You can’t fire me; I quit

Whenever I’m having a really bad day at work, waiting tables, a server, a servant, I always have this fantasy of what I’d do if I were to snap, totally lose it, right in the middle of dinner service. For some disgruntled employees, I’m sure nothing would be more satisfying than to tell off the boss and storm out, a big, “I quit!” leaving everybody to try and piece together whatever it was they were in the middle of doing.

But that’s all too pedestrian for me. If I were to ever leave right in the middle of a shift, I’d make such a scene, cause so much chaos and mayhem, that the restaurant wouldn’t have any choice but to close for the rest of the night.

First I’d go right up to the kitchen window. I’d push the expediter out of the way. For those not in the biz, the expediter is the person who makes sure that all of the food is coming out on time, that all orders are leaving the kitchen complete. I’d start picking up food with my hands, whole steaks, fistfuls of potatoes and vegetables, and I’d start taking huge bites, like an animal, some here, a bite over there, making sure to take at least a small piece out of everything, throwing the rest on the ground.

And that would only be the opening act. I’d have to act quickly, because once I get started, it would immediately set off some alarms. At least one or two managers would rush over to see what all the commotion was about. The rest of my plan would have to be executed in such a way as to exact maximum destruction in the limited time before somebody calls the police. I’d rip the phone off the wall, not that it would really do me any good, because everybody has a cell phone, but still, it would be a nice added touch.

Next I’d reach my arms as far as they can extend out to my sides, balling my hands into fists. I’d spin around in a cyclone, picture the Tasmanian Devil, and I’d chart a course through the kitchen. Everything’s in such close quarters that I’m guaranteed to knock over the majority of the kitchenware, all of the dry goods, all of the jars and cans. There’s barely any space when people are just going about their normal routines. Nothing’s going to stand a chance once I turn into the human tornado.

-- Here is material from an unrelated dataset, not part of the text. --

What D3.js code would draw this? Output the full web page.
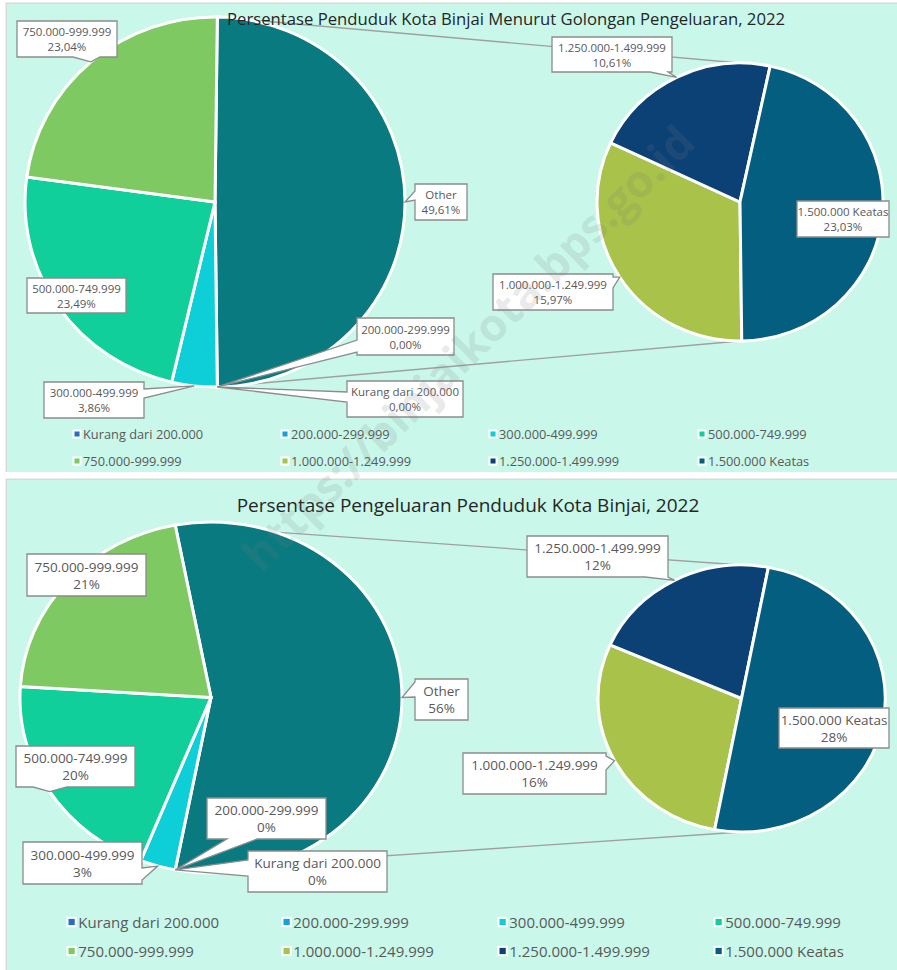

I figure I’ll only have about one and a half minutes left. I’d save the best for last. The liquor room. If I could just make it before anybody with any power to stop me arrives, my final act would be glorious. One by one I’d take each bottle of booze off of the shelves and drop them to the floor. Crash. Shatter. Everywhere. Maybe the head manager would have finally caught up to me, and he’d be standing in the entryway, mouth agape, hands on his cheeks, the definitive expression of shock. And I’d be untouchable. I’d be going so fast, moving with such fury, that nobody would dare risk coming too close, not with all of the annihilation I’ve already unleashed.

And I figure that’s where I’d stay until the cops finally show up to drag me out of there. And it would have to be a full dragging, like one police officer for every limb, me thrashing the whole time, kicking and screaming on my way out to the paddy wagon.

So whenever I’m really in the weeds at work, whenever I feel like I’m just doing a terrible job, like my customers hate me, like my managers hate me, I just kind of stop and run through that little daydream, and it makes things a little better, makes me feel like I maintain at least some control over my present situation. Because while, yes, it’s totally unthinkable that I’d ever actually commit, it’s not impossible. Everything that I’ve spelled out is totally within my abilities to make happen. Just knowing that provides me the tiniest morsel of comfort.

Can you imagine, after I lost that job, what my next interview would be like? “So, tell us why you left your last job?”